That’s the latest COVID-19 term our health authority has come out with. Circuit breaker. And the circuit we need to break is ourselves. COVID-19 cases have suddenly risen well beyond expected or previous levels. Yes, it’s getting wintery and the virus seems to like the cold, wet weather. But the cases coming in now are clearly arising through higher personal interaction: gym classes that are perhaps a little lax in physical distancing or mask wearing or cleaning down between classes or people; events that, even if outside, attract more people than planned; parties and events in people’s homes, many stemming from an overambitious guest list at Thanksgiving or Hallowe’en. Poker nights. Receptions held in private homes because they are too big for the banquet halls to accept, and receptions at banquet halls that exceed allowable numbers. Larger numbers attending places of worship. We are all being just a little too social.
Not a huge change for me, really. I am already resigned to unsocial socializing, but no more run/walk club. Household socializing only, and thankfully I like my husband a lot and never run out of things to say or do at home, but no more visiting my parents for coffee, even if we sit physically distant. Interestingly, there are no cases arising from restaurants or small retail outlets, so they seem to have their act together. I can still get to my pilates class, but there is only the teacher and me and it’s not exactly high-impact cardio. So far public transport at the right time of day works pretty well – and everyone (pretty much) is acting well, although there are a number of masks worn under noses which defeats the purpose. In the lobby of my pilates’ teacher’s building I saw a woman sitting, maskless, scrolling through her phone not 2 feet away form a big sign saying “No loitering in lobby” I bit my lip, but questioned “It’s none of my business. Is it my business? I don’t work in the building. I don’t manage the building. But should I have said anything? Everyone is so touchy right now!
Circuit breakers are usual for all sorts of reasons, not just trying to slow down a virus or – literally – to reset the electrical circuit following a blown fuse. Metaphorically, it can be good to stop, revaluate, focus. Why won’t this lid fit on this jar??? Try as I might it won’t fit – ugh! Oh, now that I stop and look at it, I see it is the wrong lid. That sort of thing happens a lot in this house.
It is especially useful when writing. My character will not go where I want her to go and say what I want her to say? It sounds stilted, fake, inauthentic. So, I go away for an hour or a week. And when I come back, it’s so clear. This dialogue and journey should be from the cat’s point of view! Of course! It’s so obvious! And voila, barrier removed. Circuit break successful.

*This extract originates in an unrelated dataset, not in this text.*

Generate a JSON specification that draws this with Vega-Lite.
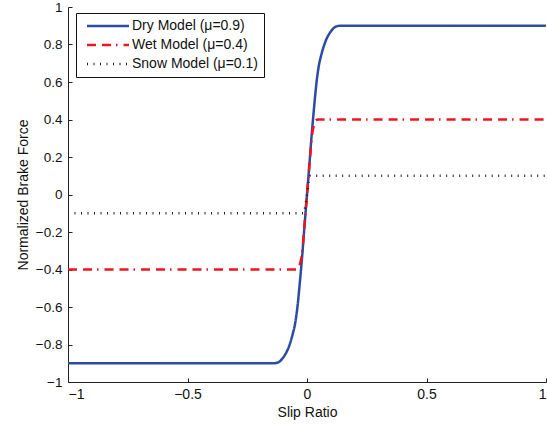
{
  "$schema": "https://vega.github.io/schema/vega-lite/v6.json",
  "width": 478,
  "height": 375,
  "autosize": {"type": "none"},
  "padding": {"left": 68, "top": 7, "right": 1, "bottom": 44},
  "background": "white",
  "config": {
    "view": {"stroke": null},
    "font": "Liberation Sans",
    "axis": {
      "grid": false,
      "domainColor": "#222",
      "tickColor": "#222",
      "labelColor": "#111",
      "titleColor": "#111",
      "labelFont": "Liberation Sans",
      "titleFont": "Liberation Sans",
      "labelFontSize": 14,
      "titleFontSize": 14,
      "titleFontWeight": "normal",
      "tickSize": -4,
      "domainWidth": 1,
      "tickWidth": 1
    }
  },
  "data": {
    "values": [
      {"model": "Dry Model (μ=0.9)", "s": -1, "f": -0.9},
      {"model": "Dry Model (μ=0.9)", "s": -0.14, "f": -0.9},
      {"model": "Dry Model (μ=0.9)", "s": -0.12, "f": -0.895},
      {"model": "Dry Model (μ=0.9)", "s": -0.1, "f": -0.87},
      {"model": "Dry Model (μ=0.9)", "s": -0.08, "f": -0.825},
      {"model": "Dry Model (μ=0.9)", "s": -0.07, "f": -0.79},
      {"model": "Dry Model (μ=0.9)", "s": -0.06, "f": -0.745},
      {"model": "Dry Model (μ=0.9)", "s": -0.05, "f": -0.69},
      {"model": "Dry Model (μ=0.9)", "s": -0.04, "f": -0.6},
      {"model": "Dry Model (μ=0.9)", "s": -0.03, "f": -0.47},
      {"model": "Dry Model (μ=0.9)", "s": -0.02, "f": -0.325},
      {"model": "Dry Model (μ=0.9)", "s": -0.01, "f": -0.16},
      {"model": "Dry Model (μ=0.9)", "s": 0, "f": 0},
      {"model": "Dry Model (μ=0.9)", "s": 0.01, "f": 0.16},
      {"model": "Dry Model (μ=0.9)", "s": 0.02, "f": 0.325},
      {"model": "Dry Model (μ=0.9)", "s": 0.03, "f": 0.47},
      {"model": "Dry Model (μ=0.9)", "s": 0.04, "f": 0.6},
      {"model": "Dry Model (μ=0.9)", "s": 0.05, "f": 0.69},
      {"model": "Dry Model (μ=0.9)", "s": 0.06, "f": 0.745},
      {"model": "Dry Model (μ=0.9)", "s": 0.07, "f": 0.79},
      {"model": "Dry Model (μ=0.9)", "s": 0.08, "f": 0.825},
      {"model": "Dry Model (μ=0.9)", "s": 0.1, "f": 0.87},
      {"model": "Dry Model (μ=0.9)", "s": 0.12, "f": 0.895},
      {"model": "Dry Model (μ=0.9)", "s": 0.14, "f": 0.9},
      {"model": "Dry Model (μ=0.9)", "s": 1, "f": 0.9},
      {"model": "Wet Model (μ=0.4)", "s": -1, "f": -0.4},
      {"model": "Wet Model (μ=0.4)", "s": -0.046, "f": -0.4},
      {"model": "Wet Model (μ=0.4)", "s": -0.038, "f": -0.396},
      {"model": "Wet Model (μ=0.4)", "s": -0.03, "f": -0.375},
      {"model": "Wet Model (μ=0.4)", "s": -0.02, "f": -0.305},
      {"model": "Wet Model (μ=0.4)", "s": -0.01, "f": -0.155},
      {"model": "Wet Model (μ=0.4)", "s": 0, "f": 0},
      {"model": "Wet Model (μ=0.4)", "s": 0.01, "f": 0.155},
      {"model": "Wet Model (μ=0.4)", "s": 0.02, "f": 0.305},
      {"model": "Wet Model (μ=0.4)", "s": 0.03, "f": 0.375},
      {"model": "Wet Model (μ=0.4)", "s": 0.038, "f": 0.396},
      {"model": "Wet Model (μ=0.4)", "s": 0.046, "f": 0.4},
      {"model": "Wet Model (μ=0.4)", "s": 1, "f": 0.4},
      {"model": "Snow Model (μ=0.1)", "s": -1, "f": -0.1},
      {"model": "Snow Model (μ=0.1)", "s": -0.015, "f": -0.1},
      {"model": "Snow Model (μ=0.1)", "s": 0.015, "f": 0.1},
      {"model": "Snow Model (μ=0.1)", "s": 1, "f": 0.1}
    ]
  },
  "mark": {"type": "line", "interpolate": "monotone", "clip": true},
  "encoding": {
    "x": {
      "field": "s", "type": "quantitative", "title": "Slip Ratio",
      "scale": {"domain": [-1, 1], "nice": false, "zero": false},
      "axis": {"values": [-1, -0.5, 0, 0.5, 1], "format": ".1~f", "labelPadding": 9, "titlePadding": 4}
    },
    "y": {
      "field": "f", "type": "quantitative", "title": "Normalized Brake Force",
      "scale": {"domain": [-1, 1], "nice": false, "zero": false},
      "axis": {"values": [-1, -0.8, -0.6, -0.4, -0.2, 0, 0.2, 0.4, 0.6, 0.8, 1], "format": ".1~f", "labelFontSize": 13.5, "labelPadding": 10, "titlePadding": 5}
    },
    "color": {
      "field": "model", "type": "nominal", "title": null,
      "scale": {"domain": ["Dry Model (μ=0.9)", "Wet Model (μ=0.4)", "Snow Model (μ=0.1)"], "range": ["#2c4ca3", "#f0141e", "#222222"]},
      "legend": {
        "orient": "none", "legendX": 8, "legendY": 6,
        "symbolType": "M-4.2,0H4.2", "symbolSize": 100, "symbolOffset": 19,
        "labelFontSize": 14, "labelColor": "#111", "labelFont": "Liberation Sans",
        "fillColor": "white", "strokeColor": "#111", "padding": 6, "rowPadding": 5,
        "labelOffset": 17, "labelLimit": 300
      }
    },
    "strokeDash": {
      "field": "model", "type": "nominal", "title": null,
      "scale": {"domain": ["Dry Model (μ=0.9)", "Wet Model (μ=0.4)", "Snow Model (μ=0.1)"], "range": [[1, 0], [9, 6, 9, 5, 1.5, 6], [1, 5.5]]}
    },
    "strokeWidth": {
      "field": "model", "type": "nominal", "title": null,
      "scale": {"domain": ["Dry Model (μ=0.9)", "Wet Model (μ=0.4)", "Snow Model (μ=0.1)"], "range": [2.5, 2.5, 1]}
    }
  }
}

It isn’t always so easy, just putting the cat in place of the person. Sometimes I just do not have the right sort of character for the role I envision. Or I don’t understand her – I can’t see her clearly. It might be fatigue, or a lack of clarity, but I have had it happen enough times to recognize that something deep inside just isn’t right, and my subconscious is telling me to stop, and take the writing in a different direction. I try different ways to break the circuit:
- Leave that part of the story alone and start writing another part
- Do an exercise or two to see if I can get to know that character better. What is her backstory? Describe her. Where would she go to eat, shop, exercise, study?
- Once I can “see” her better, write a conversation she’d have with her mother/boss/bestie and let her put the words into my brain instead of the other way round.
- Try replacing her with another character
- Try replacing the situation
Or I just go for a long walk, read a book, and eat some chocolate.